Sou de uma geração que já escrevia antes de existir computador e, de fato, o advento dele e da internet transformou radicalmente o processo. Antes, lia, fichava e depois escrevia de uma só penada, ou quase. Agora vou fazendo tudo junto; trabalho com mil janelas abertas, tenho muito mais opções, muito mais acesso à informação. Isso tende à dispersão, tanto da atenção quanto do texto. Sem falar da minha mania de copidesque, que também é cria do computador. Me parece que no tempo em que o texto era literalmente manuscrito ele se estruturava diferente e mais estável, crescia de forma linear, para baixo, e agora vai inchando, numa dinâmica mais fragmentária de construção que dificulta manter intacta a ideia original. Se pudesse falar comigo ao tempo da minha tese, diria: “menos, Letícia! Menos… é só uma tese, não vá sucumbir logo no início da trajetória autoral”. Isso eu diria, mas não é que eu fosse me dar ouvidos. Como não sucumbi, não me arrependo. Fiz a tese que queria fazer, e que naquele momento me parecia faltar à historiografia. Dizer que hoje eu faria diferente é um pouco de anacronismo, mas como orientadora procuro passar adiante esse aprendizado.
Que projeto você gostaria de fazer, mas ainda não começou? Que livro você gostaria de ler e ele ainda não existe?

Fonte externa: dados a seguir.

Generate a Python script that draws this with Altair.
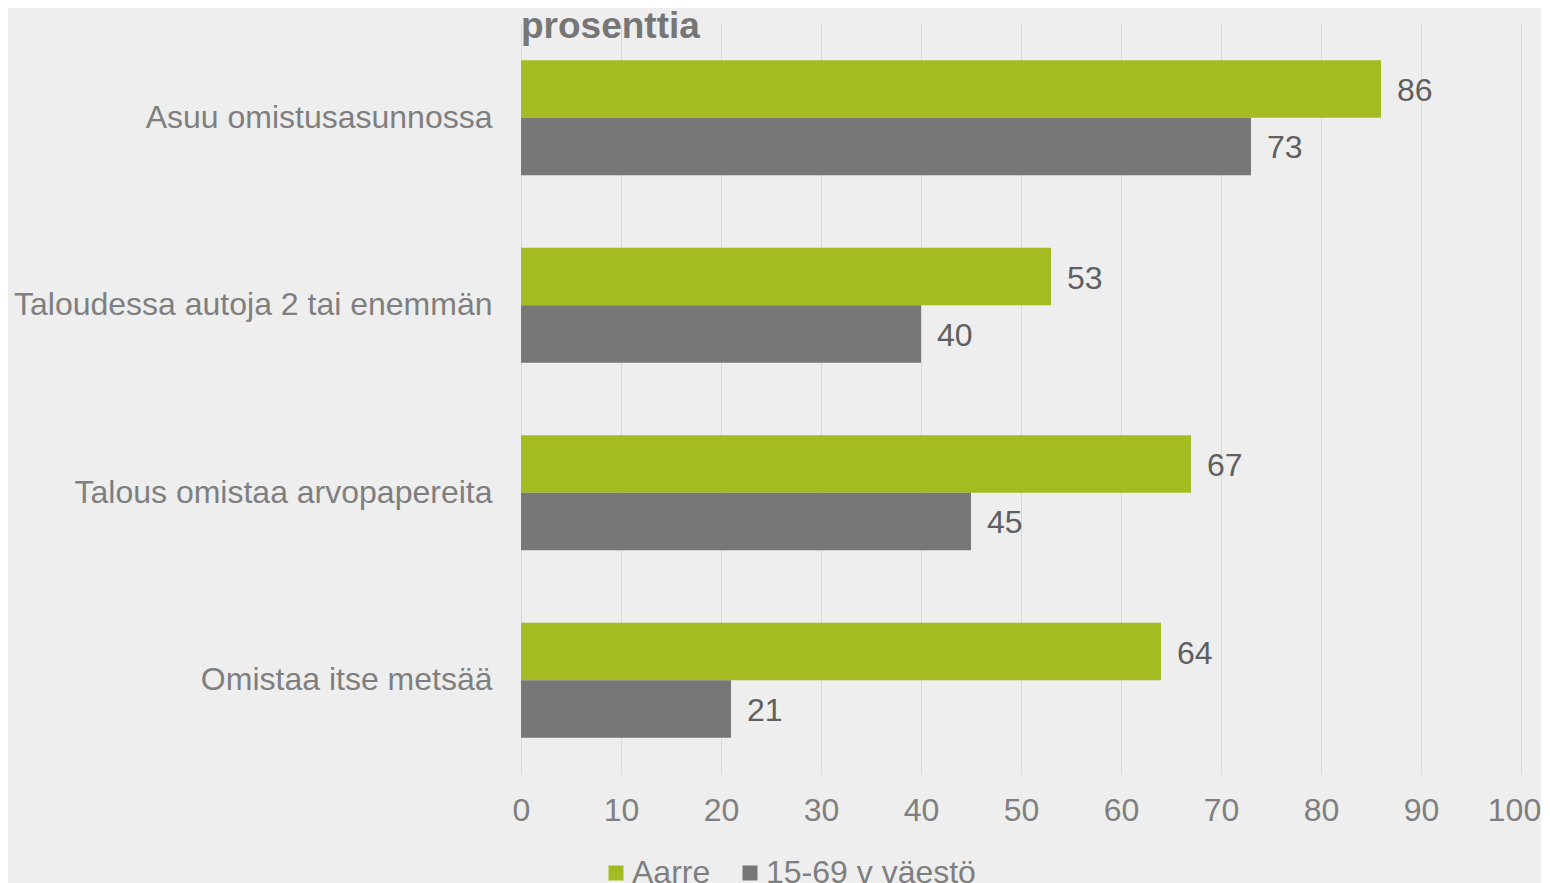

Engraçado, nunca pensei dessa forma. Para ser sincera, não concebo um desejo meu de leitura impossível de ser satisfeito. Vou mais na linha do Karl Kraus, que se perguntava como arranjava tempo para não ler tanta coisa. Entre os projetos não começados, um trabalho que eu teria gostado de fazer é sobre a categoria profissional dos chefes-de-gabinete. No momento, tenho dois projetos – um de curto, outro de longo prazo. O de longo prazo talvez nunca veja a luz do dia. É um livro que até já tem nome, existe em estado cru, com textos não acadêmicos que me surpreendeu fazer e que me proporcionaram uma experiência totalmente nova e visceral com a escrita. (Para quem tiver curiosidade, tem um deles disponível em vídeo) O outro projeto, mais imediato, é um artigo a quatro mãos sobre a relação que duas amigas improváveis – Alzira Vargas do Amaral Peixoto e Clarice Lispector – mantiveram entre si, com a escrita e com seus respectivos arquivos.